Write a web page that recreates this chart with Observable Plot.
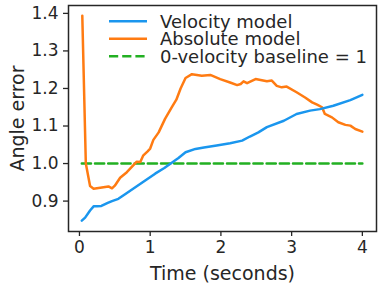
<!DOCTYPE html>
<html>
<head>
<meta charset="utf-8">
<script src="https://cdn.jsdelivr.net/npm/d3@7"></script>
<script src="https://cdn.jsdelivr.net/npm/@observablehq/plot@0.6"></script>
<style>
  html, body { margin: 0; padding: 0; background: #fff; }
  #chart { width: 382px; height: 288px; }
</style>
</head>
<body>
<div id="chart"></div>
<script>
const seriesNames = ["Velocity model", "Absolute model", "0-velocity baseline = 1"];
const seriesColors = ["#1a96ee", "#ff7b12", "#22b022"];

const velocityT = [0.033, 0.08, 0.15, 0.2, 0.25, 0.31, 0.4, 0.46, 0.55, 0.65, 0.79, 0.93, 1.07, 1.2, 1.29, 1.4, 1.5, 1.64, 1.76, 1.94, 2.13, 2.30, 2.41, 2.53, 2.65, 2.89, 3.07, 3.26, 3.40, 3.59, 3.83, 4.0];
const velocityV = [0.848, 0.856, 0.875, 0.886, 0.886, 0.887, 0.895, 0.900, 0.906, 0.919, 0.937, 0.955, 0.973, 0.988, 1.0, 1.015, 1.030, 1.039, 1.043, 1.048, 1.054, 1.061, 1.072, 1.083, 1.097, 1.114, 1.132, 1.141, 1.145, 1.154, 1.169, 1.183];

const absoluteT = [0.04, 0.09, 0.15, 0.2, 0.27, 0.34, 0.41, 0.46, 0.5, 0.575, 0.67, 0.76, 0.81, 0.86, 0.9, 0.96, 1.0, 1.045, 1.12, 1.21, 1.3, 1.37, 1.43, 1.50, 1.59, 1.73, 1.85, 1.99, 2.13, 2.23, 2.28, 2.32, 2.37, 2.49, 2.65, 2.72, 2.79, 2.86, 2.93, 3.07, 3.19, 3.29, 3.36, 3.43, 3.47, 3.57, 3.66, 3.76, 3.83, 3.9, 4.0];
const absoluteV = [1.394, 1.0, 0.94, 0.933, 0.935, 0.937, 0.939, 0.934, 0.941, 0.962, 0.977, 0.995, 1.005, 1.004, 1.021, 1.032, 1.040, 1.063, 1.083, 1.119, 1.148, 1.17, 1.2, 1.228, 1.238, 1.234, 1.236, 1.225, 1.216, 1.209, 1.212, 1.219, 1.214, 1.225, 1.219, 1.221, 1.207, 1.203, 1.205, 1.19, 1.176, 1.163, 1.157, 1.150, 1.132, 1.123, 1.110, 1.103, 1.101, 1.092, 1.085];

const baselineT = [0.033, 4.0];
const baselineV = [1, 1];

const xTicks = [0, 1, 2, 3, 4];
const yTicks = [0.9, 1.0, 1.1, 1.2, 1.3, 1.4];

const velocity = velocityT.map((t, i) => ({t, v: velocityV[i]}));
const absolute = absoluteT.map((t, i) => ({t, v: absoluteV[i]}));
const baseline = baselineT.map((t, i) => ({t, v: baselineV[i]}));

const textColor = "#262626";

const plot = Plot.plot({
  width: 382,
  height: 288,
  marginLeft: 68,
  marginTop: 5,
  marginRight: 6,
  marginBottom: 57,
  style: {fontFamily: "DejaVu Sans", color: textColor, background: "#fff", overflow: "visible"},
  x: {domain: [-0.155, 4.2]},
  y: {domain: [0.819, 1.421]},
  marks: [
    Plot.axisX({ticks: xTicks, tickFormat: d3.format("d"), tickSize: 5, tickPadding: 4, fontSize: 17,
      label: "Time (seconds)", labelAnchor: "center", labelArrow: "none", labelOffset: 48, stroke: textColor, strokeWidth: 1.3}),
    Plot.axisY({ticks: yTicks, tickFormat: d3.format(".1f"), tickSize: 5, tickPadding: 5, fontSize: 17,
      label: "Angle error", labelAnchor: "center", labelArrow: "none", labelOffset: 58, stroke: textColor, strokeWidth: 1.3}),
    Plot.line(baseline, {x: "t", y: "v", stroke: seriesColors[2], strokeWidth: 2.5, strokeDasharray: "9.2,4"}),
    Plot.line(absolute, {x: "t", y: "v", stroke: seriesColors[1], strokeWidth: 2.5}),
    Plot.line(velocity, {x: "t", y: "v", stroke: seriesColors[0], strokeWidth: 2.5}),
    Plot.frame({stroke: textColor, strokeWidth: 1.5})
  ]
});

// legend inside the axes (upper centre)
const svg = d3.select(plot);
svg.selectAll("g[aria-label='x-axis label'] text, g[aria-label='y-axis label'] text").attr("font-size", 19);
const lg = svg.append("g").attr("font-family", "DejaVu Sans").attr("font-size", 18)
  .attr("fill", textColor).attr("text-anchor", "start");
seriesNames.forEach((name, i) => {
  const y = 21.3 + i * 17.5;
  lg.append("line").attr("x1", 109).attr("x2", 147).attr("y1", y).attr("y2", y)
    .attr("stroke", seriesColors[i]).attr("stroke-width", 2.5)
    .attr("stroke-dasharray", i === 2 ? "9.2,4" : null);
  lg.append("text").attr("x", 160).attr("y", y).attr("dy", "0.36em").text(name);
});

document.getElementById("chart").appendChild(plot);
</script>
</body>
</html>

### EXERCISE DESCRIPTION
Take the listing above and restate it word for word, without its pictures.

### PROBLEM SOLUTION
Write a web page that recreates this chart with Observable Plot.
<!DOCTYPE html>
<html>
<head>
<meta charset="utf-8">
<script src="https://cdn.jsdelivr.net/npm/d3@7"></script>
<script src="https://cdn.jsdelivr.net/npm/@observablehq/plot@0.6"></script>
<style>
  html, body { margin: 0; padding: 0; background: #fff; }
  #chart { width: 382px; height: 288px; }
</style>
</head>
<body>
<div id="chart"></div>
<script>
const seriesNames = ["Velocity model", "Absolute model", "0-velocity baseline = 1"];
const seriesColors = ["#1a96ee", "#ff7b12", "#22b022"];

const velocityT = [0.033, 0.08, 0.15, 0.2, 0.25, 0.31, 0.4, 0.46, 0.55, 0.65, 0.79, 0.93, 1.07, 1.2, 1.29, 1.4, 1.5, 1.64, 1.76, 1.94, 2.13, 2.30, 2.41, 2.53, 2.65, 2.89, 3.07, 3.26, 3.40, 3.59, 3.83, 4.0];
const velocityV = [0.848, 0.856, 0.875, 0.886, 0.886, 0.887, 0.895, 0.900, 0.906, 0.919, 0.937, 0.955, 0.973, 0.988, 1.0, 1.015, 1.030, 1.039, 1.043, 1.048, 1.054, 1.061, 1.072, 1.083, 1.097, 1.114, 1.132, 1.141, 1.145, 1.154, 1.169, 1.183];

const absoluteT = [0.04, 0.09, 0.15, 0.2, 0.27, 0.34, 0.41, 0.46, 0.5, 0.575, 0.67, 0.76, 0.81, 0.86, 0.9, 0.96, 1.0, 1.045, 1.12, 1.21, 1.3, 1.37, 1.43, 1.50, 1.59, 1.73, 1.85, 1.99, 2.13, 2.23, 2.28, 2.32, 2.37, 2.49, 2.65, 2.72, 2.79, 2.86, 2.93, 3.07, 3.19, 3.29, 3.36, 3.43, 3.47, 3.57, 3.66, 3.76, 3.83, 3.9, 4.0];
const absoluteV = [1.394, 1.0, 0.94, 0.933, 0.935, 0.937, 0.939, 0.934, 0.941, 0.962, 0.977, 0.995, 1.005, 1.004, 1.021, 1.032, 1.040, 1.063, 1.083, 1.119, 1.148, 1.17, 1.2, 1.228, 1.238, 1.234, 1.236, 1.225, 1.216, 1.209, 1.212, 1.219, 1.214, 1.225, 1.219, 1.221, 1.207, 1.203, 1.205, 1.19, 1.176, 1.163, 1.157, 1.150, 1.132, 1.123, 1.110, 1.103, 1.101, 1.092, 1.085];

const baselineT = [0.033, 4.0];
const baselineV = [1, 1];

const xTicks = [0, 1, 2, 3, 4];
const yTicks = [0.9, 1.0, 1.1, 1.2, 1.3, 1.4];

const velocity = velocityT.map((t, i) => ({t, v: velocityV[i]}));
const absolute = absoluteT.map((t, i) => ({t, v: absoluteV[i]}));
const baseline = baselineT.map((t, i) => ({t, v: baselineV[i]}));

const textColor = "#262626";

const plot = Plot.plot({
  width: 382,
  height: 288,
  marginLeft: 68,
  marginTop: 5,
  marginRight: 6,
  marginBottom: 57,
  style: {fontFamily: "DejaVu Sans", color: textColor, background: "#fff", overflow: "visible"},
  x: {domain: [-0.155, 4.2]},
  y: {domain: [0.819, 1.421]},
  marks: [
    Plot.axisX({ticks: xTicks, tickFormat: d3.format("d"), tickSize: 5, tickPadding: 4, fontSize: 17,
      label: "Time (seconds)", labelAnchor: "center", labelArrow: "none", labelOffset: 48, stroke: textColor, strokeWidth: 1.3}),
    Plot.axisY({ticks: yTicks, tickFormat: d3.format(".1f"), tickSize: 5, tickPadding: 5, fontSize: 17,
      label: "Angle error", labelAnchor: "center", labelArrow: "none", labelOffset: 58, stroke: textColor, strokeWidth: 1.3}),
    Plot.line(baseline, {x: "t", y: "v", stroke: seriesColors[2], strokeWidth: 2.5, strokeDasharray: "9.2,4"}),
    Plot.line(absolute, {x: "t", y: "v", stroke: seriesColors[1], strokeWidth: 2.5}),
    Plot.line(velocity, {x: "t", y: "v", stroke: seriesColors[0], strokeWidth: 2.5}),
    Plot.frame({stroke: textColor, strokeWidth: 1.5})
  ]
});

// legend inside the axes (upper centre)
const svg = d3.select(plot);
svg.selectAll("g[aria-label='x-axis label'] text, g[aria-label='y-axis label'] text").attr("font-size", 19);
const lg = svg.append("g").attr("font-family", "DejaVu Sans").attr("font-size", 18)
  .attr("fill", textColor).attr("text-anchor", "start");
seriesNames.forEach((name, i) => {
  const y = 21.3 + i * 17.5;
  lg.append("line").attr("x1", 109).attr("x2", 147).attr("y1", y).attr("y2", y)
    .attr("stroke", seriesColors[i]).attr("stroke-width", 2.5)
    .attr("stroke-dasharray", i === 2 ? "9.2,4" : null);
  lg.append("text").attr("x", 160).attr("y", y).attr("dy", "0.36em").text(name);
});

document.getElementById("chart").appendChild(plot);
</script>
</body>
</html>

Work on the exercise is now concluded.